● **Stated goal**
Beginning with the first line, set down every line through the one containing "const gray = l", exactly as it appears, but not the pictures.

● **Source material**

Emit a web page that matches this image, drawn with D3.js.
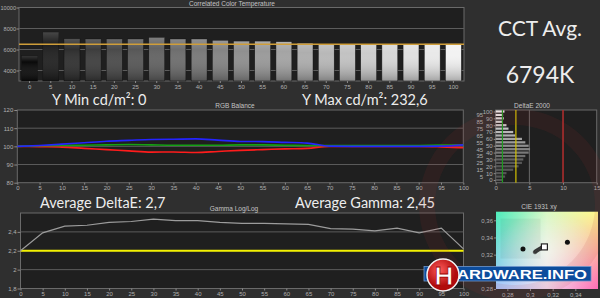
<!DOCTYPE html>
<html>
<head>
<meta charset="utf-8">
<script src="https://d3js.org/d3.v7.min.js"></script>
<style>
  body { margin: 0; background: #2f2f2f; }
  svg { display: block; }
  .ax text { fill: #b0b0b0; font: 6px "Liberation Sans", Arial, sans-serif; }
  .ax line { stroke: #8a8a8a; }
  .ax path { display: none; }
  .ttl { fill: #c4c4c4; font: 6.5px "Liberation Sans", Arial, sans-serif; text-anchor: middle; }
  .big { fill: #ededed; font-family: Lato, "Open Sans", sans-serif; }
</style>
</head>
<body>
<svg width="600" height="298"></svg>
<script>
// grayscale levels (%)
const levels = [0,5,10,15,20,25,30,35,40,45,50,55,60,65,70,75,80,85,90,95,100];
// correlated colour temperature per level (K)
const cct = [5400,7650,7020,7000,7000,7000,7150,7000,7000,6870,6800,6800,6740,6600,6520,6520,6520,6520,6520,6540,6540];
const cctTarget = 6500;
// RGB balance (%)
const rgbRed   = [100,99.8,99.6,98.9,98.2,97.5,96.8,96.9,96.6,97.2,97.8,98.2,98.6,98.9,100,100,100,100,100,99.7,99.2];
const rgbGreen = [100,100.3,100.5,100.6,100.8,101,100.8,100.6,100.6,100.6,100.8,100.8,100.6,100.5,100.4,100.4,100.4,100.4,100.5,100.7,100.8];
const rgbBlue  = [100,100.5,101.2,102,102.8,103.3,103.8,103.9,104.1,103.4,102.7,102.6,102.2,101.8,100.1,100,100,100,100,100.1,100.8];
// gamma per level
const gamma = [2.2,2.39,2.46,2.47,2.5,2.51,2.535,2.52,2.52,2.5,2.49,2.49,2.485,2.48,2.435,2.43,2.41,2.44,2.39,2.44,2.22];
const gammaTarget = 2.2;
// deltaE 2000 per level
const deltaE = [1.1,1.4,1.6,2.6,3.4,3.9,4.1,4.4,4.9,5.1,4.9,4.4,3.9,2.9,2.6,1.9,1.6,1.0,1.2,1.1,1.3];
const deltaEMarks = [{v:1, c:'#1f9a1f'}, {v:3, c:'#d2c000'}, {v:10, c:'#c21a1a'}];
// CIE 1931 xy
const cieX = [0.3044,0.3054,0.3066,0.3079,0.3092,0.3104,0.3114];
const cieY = [0.3230,0.3242,0.3252,0.3262,0.3272,0.3282,0.3290];
const cieDots = [[0.2938,0.3266],[0.333,0.3344]];
const whitePoint = [0.3127,0.3290];

const svg = d3.select('svg');
const defs = svg.append('defs');
const comma = d => String(d).replace('.', ',');
const gray = l => { const v = Math.round(10 + 232 * Math.pow(l / 100, 0.8)); return d3.rgb(v, v, v).toString(); };

function frame(x0, y0, x1, y1) {
  svg.append('rect').attr('x', x0).attr('y', y0).attr('width', x1 - x0).attr('height', y1 - y0)
    .attr('fill', '#1f1f1f').attr('stroke', '#6a6a6a').attr('stroke-width', 1);
}
function hgrid(scale, vals, x0, x1) {
  svg.append('g').selectAll('line').data(vals).join('line')
    .attr('x1', x0).attr('x2', x1).attr('y1', d => scale(d)).attr('y2', d => scale(d))
    .attr('stroke', '#5c5c5c');
}

// bar shading
const sh = defs.append('linearGradient').attr('id', 'shade').attr('x1', 0).attr('x2', 0).attr('y1', 0).attr('y2', 1);
sh.append('stop').attr('offset', '0%').attr('stop-color', '#fff').attr('stop-opacity', 0.18);
sh.append('stop').attr('offset', '25%').attr('stop-color', '#fff').attr('stop-opacity', 0);
sh.append('stop').attr('offset', '100%').attr('stop-color', '#000').attr('stop-opacity', 0.3);

// ---------- CCT ----------
const xC = d3.scaleBand().domain(levels).range([19, 464]).paddingInner(0.25).paddingOuter(0.125);
const yC = d3.scaleLinear().domain([3000, 10000]).range([81, 7.5]);
frame(19, 7.5, 464, 81);
hgrid(yC, [4000, 6000, 8000], 19, 464);
const bars = svg.append('g');
bars.selectAll('rect.b').data(levels).join('rect').attr('class', 'b')
  .attr('x', d => xC(d)).attr('width', xC.bandwidth())
  .attr('y', (d, i) => yC(cct[i])).attr('height', (d, i) => 81 - yC(cct[i]))
  .attr('fill', d => gray(d)).attr('stroke', '#111').attr('stroke-width', 0.5);
bars.selectAll('rect.s').data(levels).join('rect').attr('class', 's')
  .attr('x', d => xC(d)).attr('width', xC.bandwidth())
  .attr('y', (d, i) => yC(cct[i])).attr('height', (d, i) => 81 - yC(cct[i]))
  .attr('fill', 'url(#shade)');
svg.append('line').attr('x1', 19).attr('x2', 464).attr('y1', yC(cctTarget)).attr('y2', yC(cctTarget))
  .attr('stroke', '#cf9e3a').attr('stroke-width', 1.3);
svg.append('g').attr('class', 'ax').attr('transform', 'translate(19,0)')
  .call(d3.axisLeft(yC).tickValues([4000, 6000, 8000, 10000]).tickSize(2.5).tickPadding(0.5).tickFormat(d3.format('d')))
  .selectAll('text').style('font-size', '5.6px');
svg.append('g').attr('class', 'ax').attr('transform', 'translate(0,81)')
  .call(d3.axisBottom(xC).tickSize(2).tickPadding(1.5));
svg.append('text').attr('class', 'ttl').attr('x', 232).attr('y', 5.5).text('Correlated Color Temperature');
svg.append('text').attr('class', 'big').attr('x', 540).attr('y', 36).attr('text-anchor', 'middle')
  .attr('font-size', 21).text('CCT Avg.');
svg.append('text').attr('class', 'big').attr('x', 540).attr('y', 82.5).attr('text-anchor', 'middle')
  .attr('font-size', 23).text('6794K');

// ---------- RGB balance ----------
const xR = d3.scaleLinear().domain([0, 100]).range([17.3, 463.3]);
const yR = d3.scaleLinear().domain([80, 120]).range([182.7, 110]);
frame(17.3, 110, 463.3, 182.7);
hgrid(yR, [90, 100, 110], 17.3, 463.3);
const lineR = d3.line().x((d, i) => xR(levels[i])).y(d => yR(d)).curve(d3.curveMonotoneX);
[[rgbRed, '#ff1c1c'], [rgbGreen, '#14a014'], [rgbBlue, '#2424ff']].forEach(([s, c]) => {
  svg.append('path').attr('d', lineR(s)).attr('fill', 'none').attr('stroke', c).attr('stroke-width', 1.6);
});
svg.append('g').attr('class', 'ax').attr('transform', 'translate(17.3,0)')
  .call(d3.axisLeft(yR).tickValues([80, 90, 100, 110, 120]).tickSize(3).tickPadding(1));
svg.append('g').attr('class', 'ax').attr('transform', 'translate(0,182.7)')
  .call(d3.axisBottom(xR).tickValues(levels).tickSize(2).tickPadding(1.5));
svg.append('text').attr('class', 'ttl').attr('x', 235).attr('y', 108).text('RGB Balance');
svg.append('text').attr('class', 'big').attr('x', 52).attr('y', 105).attr('font-size', 14.5).text('Y Min cd/m²: 0');
svg.append('text').attr('class', 'big').attr('x', 302).attr('y', 105).attr('font-size', 14.5).text('Y Max cd/m²: 232,6');

// ---------- DeltaE 2000 ----------
const xD = d3.scaleLinear().domain([0, 15]).range([495.7, 596.7]);
const yD = d3.scaleLinear().domain([0, 100]).range([180, 111.5]);
frame(495.7, 110, 596.7, 182.7);
svg.append('g').selectAll('line').data([5, 10]).join('line')
  .attr('x1', d => xD(d)).attr('x2', d => xD(d)).attr('y1', 110).attr('y2', 182.7).attr('stroke', '#6a6a6a');
svg.append('g').selectAll('rect').data(levels).join('rect')
  .attr('x', xD(0)).attr('y', d => yD(d) - 1.1).attr('height', 2.2)
  .attr('width', (d, i) => xD(deltaE[i]) - xD(0))
  .attr('fill', d => gray(Math.max(d, 25)));
svg.append('g').selectAll('line').data(deltaEMarks).join('line')
  .attr('x1', d => xD(d.v)).attr('x2', d => xD(d.v)).attr('y1', 110).attr('y2', 182.7)
  .attr('stroke', d => d.c).attr('stroke-width', 1.2);
svg.append('g').attr('class', 'ax').attr('transform', 'translate(495.7,0)')
  .call(d3.axisLeft(yD).tickValues(levels.filter(d => d % 10 === 0)).tickSize(2).tickPadding(1));
svg.append('g').attr('class', 'ax').attr('transform', 'translate(495.7,0)')
  .call(d3.axisLeft(yD).tickValues(levels.filter(d => d % 10 === 5)).tickSize(0).tickPadding(12.5));
svg.append('g').attr('class', 'ax').attr('transform', 'translate(0,182.7)')
  .call(d3.axisBottom(xD).tickValues([0, 5, 10, 15]).tickSize(2).tickPadding(1.5));
svg.append('text').attr('class', 'ttl').attr('x', 532).attr('y', 108).text('DeltaE 2000');

// ---------- Gamma ----------
const xG = d3.scaleLinear().domain([0, 100]).range([20.5, 463.5]);
const yG = d3.scaleLinear().domain([1.8, 2.6]).range([288.5, 213]);
frame(20.5, 213, 463.5, 288.5);
hgrid(yG, [2, 2.2, 2.4], 20.5, 463.5);
svg.append('line').attr('x1', 20.5).attr('x2', 463.5).attr('y1', yG(gammaTarget)).attr('y2', yG(gammaTarget))
  .attr('stroke', '#f2f000').attr('stroke-width', 1.8);
svg.append('path').attr('d', d3.line().x((d, i) => xG(levels[i])).y(d => yG(d))(gamma))
  .attr('fill', 'none').attr('stroke', '#9c9c9c').attr('stroke-width', 1.2);
svg.append('g').attr('class', 'ax').attr('transform', 'translate(20.5,0)')
  .call(d3.axisLeft(yG).tickValues([1.8, 2, 2.2, 2.4]).tickSize(3).tickPadding(1).tickFormat(comma));
svg.append('g').attr('class', 'ax').attr('transform', 'translate(0,288.5)')
  .call(d3.axisBottom(xG).tickValues(levels).tickSize(2).tickPadding(1.5));
svg.append('text').attr('class', 'ttl').attr('x', 234).attr('y', 211).text('Gamma Log/Log');
svg.append('text').attr('class', 'big').attr('x', 40).attr('y', 207.5).attr('font-size', 14.5).text('Average DeltaE: 2,7');
svg.append('text').attr('class', 'big').attr('x', 295).attr('y', 207.5).attr('font-size', 14.5).text('Average Gamma: 2,45');

// ---------- CIE 1931 xy ----------
const xX = d3.scaleLinear().domain([0.27, 0.36]).range([496, 598]);
const yX = d3.scaleLinear().domain([0.28, 0.37]).range([289, 211.7]);
function hgrad(id, cols) {
  const g = defs.append('linearGradient').attr('id', id);
  cols.forEach((c, i) => g.append('stop').attr('offset', (i / (cols.length - 1) * 100) + '%').attr('stop-color', c));
}
hgrad('cieTop', ['#4eeeba', '#d8fac4', '#fff88a']);
hgrad('cieBot', ['#a6c6ff', '#f2dcf2', '#ff6cb6']);
const vm = defs.append('linearGradient').attr('id', 'vfade').attr('x1', 0).attr('x2', 0).attr('y1', 0).attr('y2', 1);
vm.append('stop').attr('offset', '0%').attr('stop-color', '#fff').attr('stop-opacity', 0);
vm.append('stop').attr('offset', '100%').attr('stop-color', '#fff').attr('stop-opacity', 1);
defs.append('mask').attr('id', 'cieMask').attr('maskContentUnits', 'objectBoundingBox')
  .append('rect').attr('width', 1).attr('height', 1).attr('fill', 'url(#vfade)');
const rg = defs.append('radialGradient').attr('id', 'cieMid');
rg.append('stop').attr('offset', '0%').attr('stop-color', '#fff').attr('stop-opacity', 0.45);
rg.append('stop').attr('offset', '100%').attr('stop-color', '#fff').attr('stop-opacity', 0);
const cw = xX(0.36) - xX(0.27), ch = yX(0.28) - yX(0.37);
svg.append('rect').attr('x', xX(0.27)).attr('y', yX(0.37)).attr('width', cw).attr('height', ch).attr('fill', 'url(#cieTop)');
svg.append('rect').attr('x', xX(0.27)).attr('y', yX(0.37)).attr('width', cw).attr('height', ch).attr('fill', 'url(#cieBot)').attr('mask', 'url(#cieMask)');
svg.append('rect').attr('x', xX(0.27)).attr('y', yX(0.37)).attr('width', cw).attr('height', ch).attr('fill', 'url(#cieMid)');
svg.append('rect').attr('x', xX(0.274)).attr('y', yX(0.362)).attr('width', 40).attr('height', 40)
  .attr('fill', '#000').attr('opacity', 0.05);
svg.append('path').attr('d', d3.line().x((d, i) => xX(d)).y((d, i) => yX(cieY[i]))(cieX))
  .attr('fill', 'none').attr('stroke', '#555').attr('stroke-width', 1.5);
svg.append('g').selectAll('circle').data(cieX).join('circle')
  .attr('cx', d => xX(d)).attr('cy', (d, i) => yX(cieY[i])).attr('r', 1.8)
  .attr('fill', '#444').attr('stroke', '#222').attr('stroke-width', 0.5);
svg.append('rect').attr('x', xX(whitePoint[0]) - 3).attr('y', yX(whitePoint[1]) - 3).attr('width', 6).attr('height', 6)
  .attr('fill', '#fff').attr('stroke', '#222').attr('stroke-width', 1.2);
svg.append('g').selectAll('circle').data(cieDots).join('circle')
  .attr('cx', d => xX(d[0])).attr('cy', d => yX(d[1])).attr('r', 2.5).attr('fill', '#111');
svg.append('g').attr('class', 'ax').attr('transform', 'translate(496,0)')
  .call(d3.axisLeft(yX).tickValues([0.28, 0.32, 0.34, 0.36]).tickSize(2).tickPadding(1).tickFormat(comma));
svg.append('g').attr('class', 'ax').attr('transform', 'translate(0,289)')
  .call(d3.axisBottom(xX).tickValues([0.28, 0.30, 0.32, 0.34]).tickSize(2).tickPadding(1.5).tickFormat(comma));
svg.append('text').attr('class', 'ttl').attr('x', 539).attr('y', 209).text('CIE 1931 xy');

// ---------- watermark & logo ----------
svg.append('circle').attr('cx', 515).attr('cy', 205).attr('r', 88).attr('fill', 'none')
  .attr('stroke', '#b43030').attr('stroke-opacity', 0.1).attr('stroke-width', 16);
svg.append('rect').attr('x', 424).attr('y', 266.5).attr('width', 167).attr('height', 14.5)
  .attr('fill', '#0c4c9c').attr('stroke', '#6f97cc').attr('stroke-width', 0.8);
svg.append('text').attr('x', 457).attr('y', 279).attr('fill', '#fff')
  .attr('font-family', '"Liberation Sans", Arial, sans-serif').attr('font-weight', 'bold').attr('font-size', 13.5)
  .attr('textLength', 130).attr('lengthAdjust', 'spacingAndGlyphs').text('ARDWARE.INFO');
const lg = defs.append('radialGradient').attr('id', 'logoRed').attr('cx', '40%').attr('cy', '35%');
lg.append('stop').attr('offset', '0%').attr('stop-color', '#ff5a5a');
lg.append('stop').attr('offset', '100%').attr('stop-color', '#b00c0c');
svg.append('circle').attr('cx', 443).attr('cy', 275).attr('r', 16).attr('fill', 'url(#logoRed)')
  .attr('stroke', '#f4f4f4').attr('stroke-width', 1.5);
svg.append('text').attr('x', 444).attr('y', 285).attr('text-anchor', 'middle').attr('fill', '#fff')
  .attr('stroke', '#900').attr('stroke-width', 0.8)
  .attr('font-family', '"Liberation Sans", Arial, sans-serif').attr('font-weight', 'bold').attr('font-size', 26).text('H');
</script>
</body>
</html>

● **Answer to this problem**
Emit a web page that matches this image, drawn with D3.js.
<!DOCTYPE html>
<html>
<head>
<meta charset="utf-8">
<script src="https://d3js.org/d3.v7.min.js"></script>
<style>
  body { margin: 0; background: #2f2f2f; }
  svg { display: block; }
  .ax text { fill: #b0b0b0; font: 6px "Liberation Sans", Arial, sans-serif; }
  .ax line { stroke: #8a8a8a; }
  .ax path { display: none; }
  .ttl { fill: #c4c4c4; font: 6.5px "Liberation Sans", Arial, sans-serif; text-anchor: middle; }
  .big { fill: #ededed; font-family: Lato, "Open Sans", sans-serif; }
</style>
</head>
<body>
<svg width="600" height="298"></svg>
<script>
// grayscale levels (%)
const levels = [0,5,10,15,20,25,30,35,40,45,50,55,60,65,70,75,80,85,90,95,100];
// correlated colour temperature per level (K)
const cct = [5400,7650,7020,7000,7000,7000,7150,7000,7000,6870,6800,6800,6740,6600,6520,6520,6520,6520,6520,6540,6540];
const cctTarget = 6500;
// RGB balance (%)
const rgbRed   = [100,99.8,99.6,98.9,98.2,97.5,96.8,96.9,96.6,97.2,97.8,98.2,98.6,98.9,100,100,100,100,100,99.7,99.2];
const rgbGreen = [100,100.3,100.5,100.6,100.8,101,100.8,100.6,100.6,100.6,100.8,100.8,100.6,100.5,100.4,100.4,100.4,100.4,100.5,100.7,100.8];
const rgbBlue  = [100,100.5,101.2,102,102.8,103.3,103.8,103.9,104.1,103.4,102.7,102.6,102.2,101.8,100.1,100,100,100,100,100.1,100.8];
// gamma per level
const gamma = [2.2,2.39,2.46,2.47,2.5,2.51,2.535,2.52,2.52,2.5,2.49,2.49,2.485,2.48,2.435,2.43,2.41,2.44,2.39,2.44,2.22];
const gammaTarget = 2.2;
// deltaE 2000 per level
const deltaE = [1.1,1.4,1.6,2.6,3.4,3.9,4.1,4.4,4.9,5.1,4.9,4.4,3.9,2.9,2.6,1.9,1.6,1.0,1.2,1.1,1.3];
const deltaEMarks = [{v:1, c:'#1f9a1f'}, {v:3, c:'#d2c000'}, {v:10, c:'#c21a1a'}];
// CIE 1931 xy
const cieX = [0.3044,0.3054,0.3066,0.3079,0.3092,0.3104,0.3114];
const cieY = [0.3230,0.3242,0.3252,0.3262,0.3272,0.3282,0.3290];
const cieDots = [[0.2938,0.3266],[0.333,0.3344]];
const whitePoint = [0.3127,0.3290];

const svg = d3.select('svg');
const defs = svg.append('defs');
const comma = d => String(d).replace('.', ',');
const gray = l => { const v = Math.round(10 + 232 * Math.pow(l / 100, 0.8)); return d3.rgb(v, v, v).toString(); };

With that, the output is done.